I don’t know if you’ve done much wandering through homeless colonies in the middle of the night in strange cities, but here are a few tips. Never let them smell your fear. Put on your best crazy face and pretend that you’re either strung out on something or that you’re schizophrenic and in a full blown crisis. Occasional outbursts of animal noises and flailing limbs can add to the effect. If you can’t sell the act and you feel like you’re in danger, piss your pants and start approaching the perceived aggressor. If all else fails, consider the nuclear option. Even the most desperate, despicable, dastardly derelicts tend not to rob or rape folks covered in excrement.

“Up the road a little bit” ended up being about a mile. The lights were on, but I’ll be damned if the place wasn’t locked up tighter than Fort Knox. I looked in the window and saw two tire repair kits on the rack staring back at me. They were taunting me. I saw a large rock on the ground. I stepped back, looked further up the road and considered my options.

About that time, a man who appeared to be in his early twenties pulled up to get some gas. What a relief! I’m not the only survivor after all. I explained my situation and he asked why I didn’t just call for roadside assistance. Touché! He did let me know that there were a few more gas stations further up the road.

So, back to pounding the pavement I went. Another mile up the road it was as if I re-emerged into civilization. I made the transition from black and white to the world of color. The atmosphere was raucous compared to the darkness from which I had just left behind.

I went into the gas station with low expectations. Hallelujah! One tire repair kit left. For good measure, I grabbed a can of some Fix-A-Fat knock-off. No way I was going to make this hike again if I could help it.

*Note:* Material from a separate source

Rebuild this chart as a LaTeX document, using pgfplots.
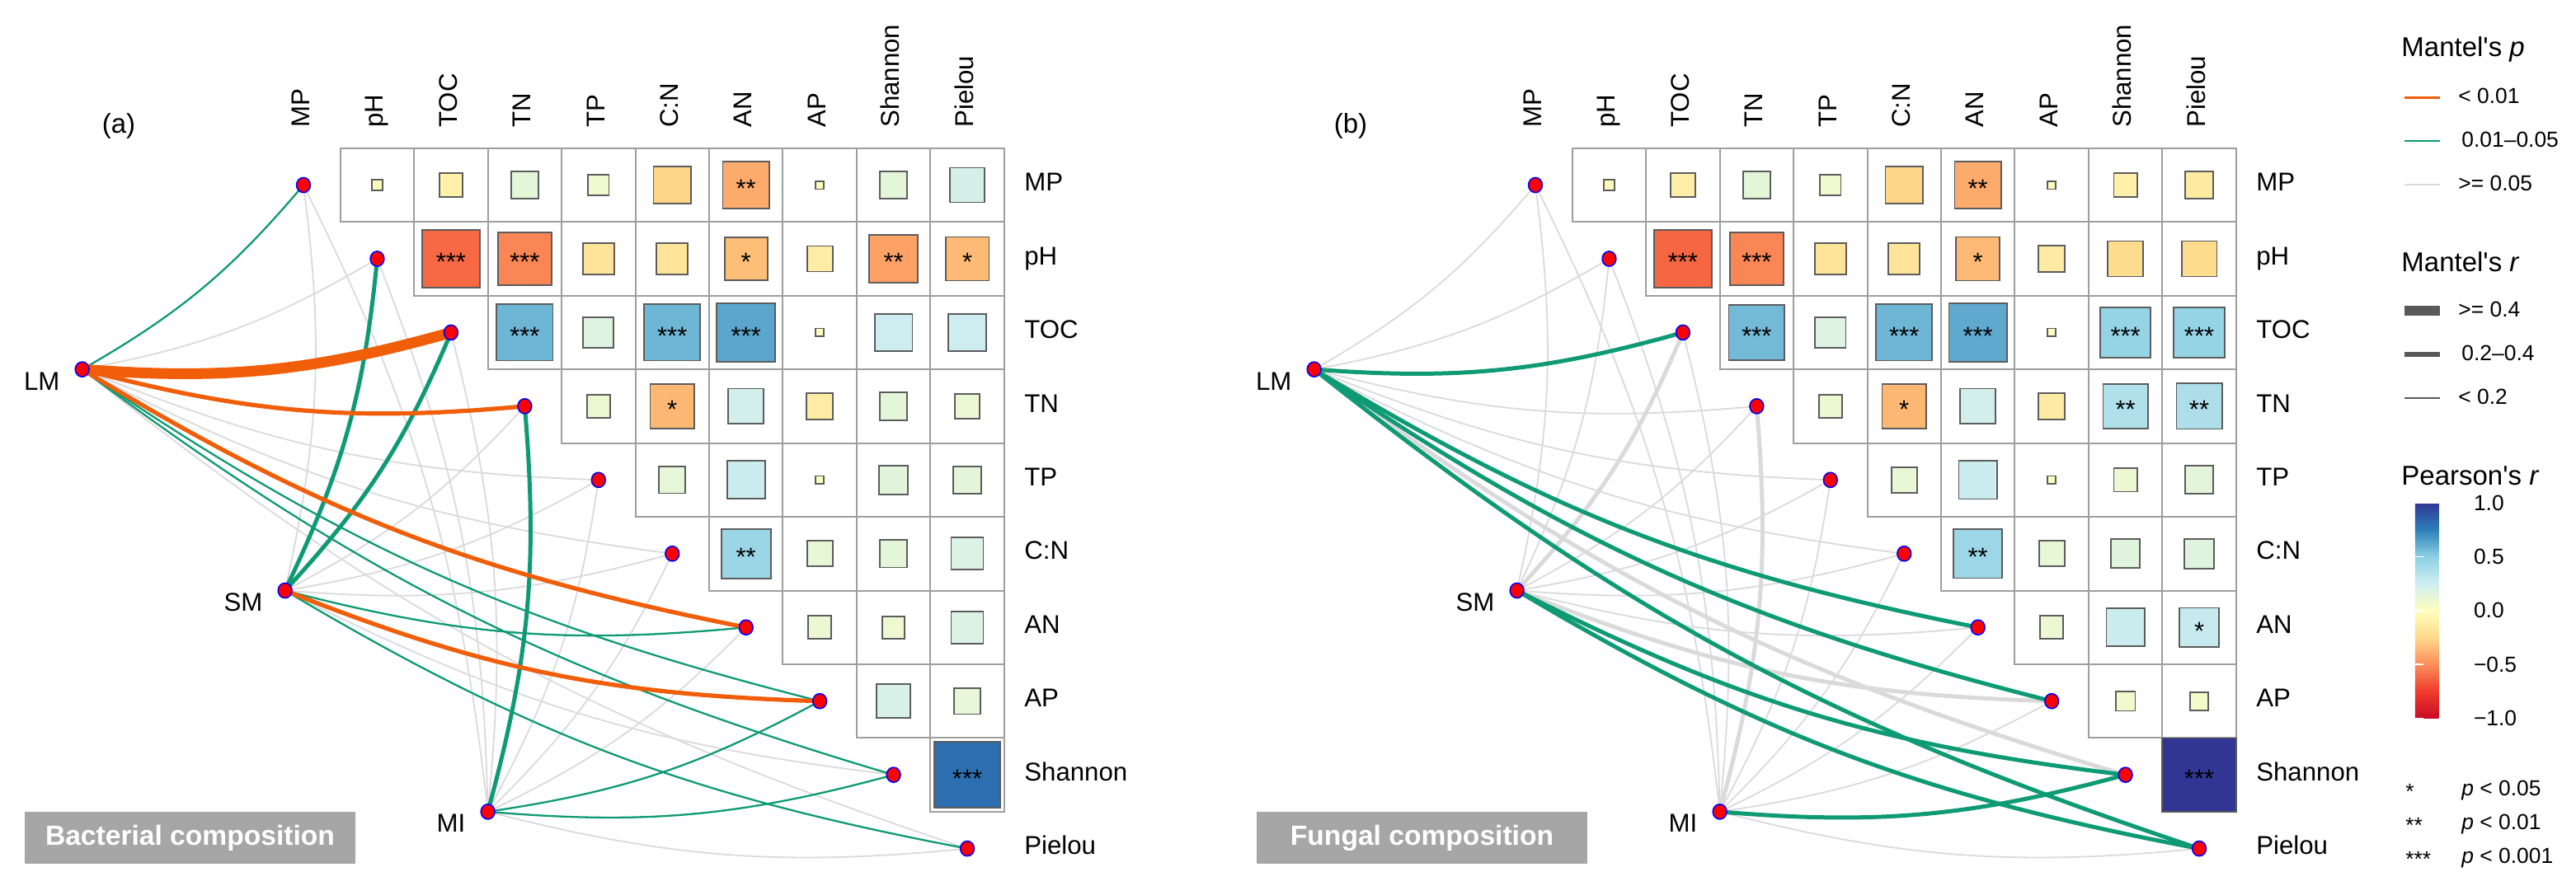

When I got back to the truck, I honestly didn’t know what to expect. Would it still be there? Would it be vandalized? Would it be on fire and the center-piece for an epic Vienna sausage roast? Fortunately, it appeared to be unmolested. Under the watchful, wonderous wandering eyes of my new friends, I patched the tire up in less than 2 minutes. I tossed Gollum a five and peeled out. Finally, after my two hour long adventure, I was back on the road again.

I’m already looking forward to my next adventure!

“We don’t make mistakes, just happy little accidents.”

- Bob Ross

“The first rule of Zombieland: Cardio. When the zombie outbreak first hit, the first to go, for obvious reasons… were the fatties.”

- Jesse Eisenberg

“Zombies are the middle children of the otherworldly family. Vampires are the oldest brother who gets to have a room in the attic, all tripped out with a disco ball and shag carpet. Werewolves are the youngest, the babies, always getting pinched and told they’re cute. With all that attention stolen away from the middle child Zombie, no wonder she shuffles off grumbling, “Marsha, Marsha, Marsha.”